The shock to world opinion was comparable to the sinking of the Titanic three years earlier, and was exploited to the hilt by British propaganda as yet another example of German ‘frightfulness’. It was now clear that, in the battle for American public opinion, Germany was at a major disadvantage: whereas the British blockade cost the Americans only money, the German cost them lives. After another passenger ship, the Arabic, was sunk the following August, even though only two US lives were lost, American protests became so violent that the German navy forbade their U-boat commanders to sink at sight, and withdrew them from the Atlantic and the Channel altogether. This meant that German U-boat commanders now had to operate according to the laws of ‘cruiser warfare’, which involved surfacing to identify and halt suspected vessels (which were often armed, and might even be British warships disguised as unarmed neutrals) and ensuring that passengers and crew were safely in their lifeboats before sinking their ship, thus giving time for their victims to radio their position and that of their attackers. Even so, the losses they inflicted were serious. By the end of 1915 they had sunk 885,471 tons of Allied shipping; by the end of 1916, a further 1.23 million tons. The Royal Navy seemed powerless to stop them. What might they not do if their hands were untied?
The German Naval Staff set up an expert study group to consider this question, which came up with some remarkable results. It concluded that the British had available only some eight million tons of shipping for all purposes. If the rate of sinking could be increased to 600,000 tons a month and neutral shipping were scared off, within six months Britain would run out of such essential foodstuffs as grain and meat; her coal production would be hit by lack of Scandinavian timber for pit props, which would reduce her production of iron and steel, and that in its turn would reduce her capacity to replace the lost shipping. British surrender within six months was thus statistically certain, whether or not the United States came into the war.

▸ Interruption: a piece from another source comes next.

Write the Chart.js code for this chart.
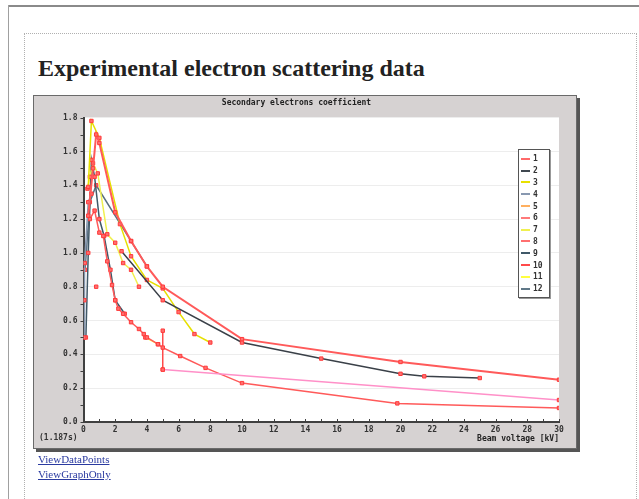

Even for many in Germany who were not privy to these calculations the case for unrestricted submarine warfare now seemed overwhelming, and a public debate was waged over the question throughout the latter half of 1916. On the one side were the navy, the High Command, and the political forces of the right. On the other were the Foreign Office, Chancellor von Bethmann Hollweg, and the Social Democrats in the Reichstag. Bethmann Hollweg did not trust the statistics. He was convinced that urestricted submarine warfare would bring the United States into the war, and that this would guarantee Germany’s defeat. But he could see no alternative except making peace; and the only peace terms the High Command was prepared to contemplate were ones that the Allies would certainly not accept.